Monday, November 19, 2007

A Feminist Orthodoxy

This post is inspired by a conversation I’ve been having in the comments thread on XGH's blog.

This is not going to be about my struggles with gender and Judaism. Believe me, I’ve struggled with these. In my teenage years and adulthood, I’ve become painfully aware of what the “separate but equally as special” dictum that many traditionally minded OJs hold really means for women.

But that story and analysis is for a different post and a different time.

This post is about potential and the future.

I’ll reiterate one point first: my problems with OJ (which, granted, I haven’t gone into in any real detail here yet) are NOT limited to gender-related issues. They stretch far beyond this.

That said, if my problems were limited to gender, I think that in 2007 I might have some hope.

It is still quite far from solving everything for me, but I see a lot of promise in the recent introduction of feminist ideology into OJ. Organizations like JOFA and women like Blu Greenberg and Tamar Ross, to my mind, are pushing in the right direction and making much needed advances.

Whether or not they are directly influenced by feminist theory, many OJ women feel a divide between their lives in the secular and religious spheres. These are educated, intelligent women who want to participate more actively in their religion – in addition to their mitzvot they are already performing as women.
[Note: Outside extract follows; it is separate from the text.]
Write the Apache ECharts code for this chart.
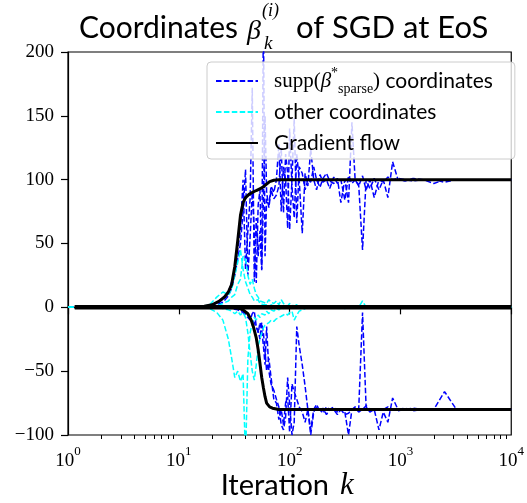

Furthermore, they are women who see a real benefit in having a more active female presence in OJ overall. The ordination (?not sure if that’s the right word?) of yoatzot is one example of how this is true.

In the aforementioned conversation that I was having with “Dude” on XGH’s blog, “Dude” said that a feminist OJ is silly/childish, goes against the historical Jewish perspective, and ultimately makes a mockery of halachic flexibility.

I argued that there are precedents for this kind of female role – think Devorah, Bruriah – but they have just been downplayed. With the story of a female judge in Tanach itself, how can anyone argue that there can’t be any place for a woman in Judaism outside her home?

What I find most discouraging is that fact that Dude’s attitude isn’t an anomaly; rejection and disparagement of a more feminist OJ is widespread. The only reason I can come up with for this is knee-jerk sexism; these people feel afraid – like their world, religion, etc., is going to fall apart if such changes are made.

The craziest thing to me about this attitude is that feminist OJ’s changes don’t (in general) violate halacha. In fact, these women have such great respect for halacha that they really only institute rituals that are okay by halachic standards – after speaking with rabbis – when some of them would really want much more radical changes.